South opened One No-trump and was raised to game by North. West led the queen of spades against Three No-trumps, East unblocked with the king and declarer won the third round of the suit with his ace.

There were only seven top tricks in sight and clearly the diamonds had to produce the extra two needed. Furthermore, the suit had to be played in such a way that West was kept out of the lead and this meant relying on East holding the king.

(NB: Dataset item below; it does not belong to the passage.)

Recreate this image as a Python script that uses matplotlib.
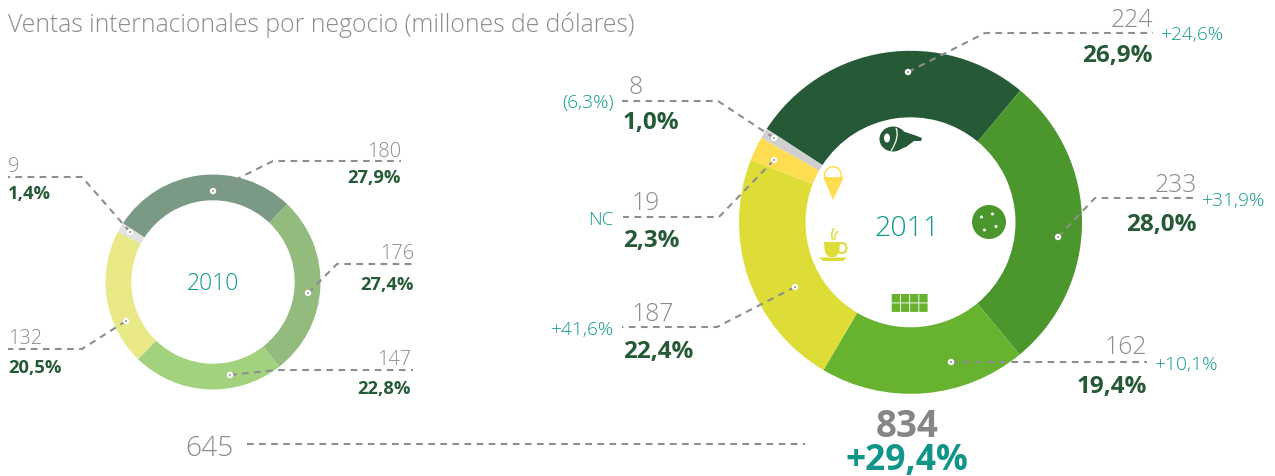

The obvious play of ace and another diamond would work if East held three of the suit including the king but would fail as the cards lie (East drops his king under the ace). Instead declarer crossed to dummy with a heart and led a low diamond. If East had gone up with his king, the defence would have been finished, but he played well when he followed with the eight. South's queen won and the next diamond lead found West playing the ten. At this point only the jack and the king were missing and declarer knew that East (the safe hand) would be compelled to overtake. So he played low from dummy and now had nine tricks.

Suppose that West had false-carded with the jack on the second round of diamonds? Then declarer would be left with a genuine choice between succeeding by playing low from dummy or hoping that East had started with the king, ten and eight, when it would be necessary to play dummy's ace to avoid leaving West on lead.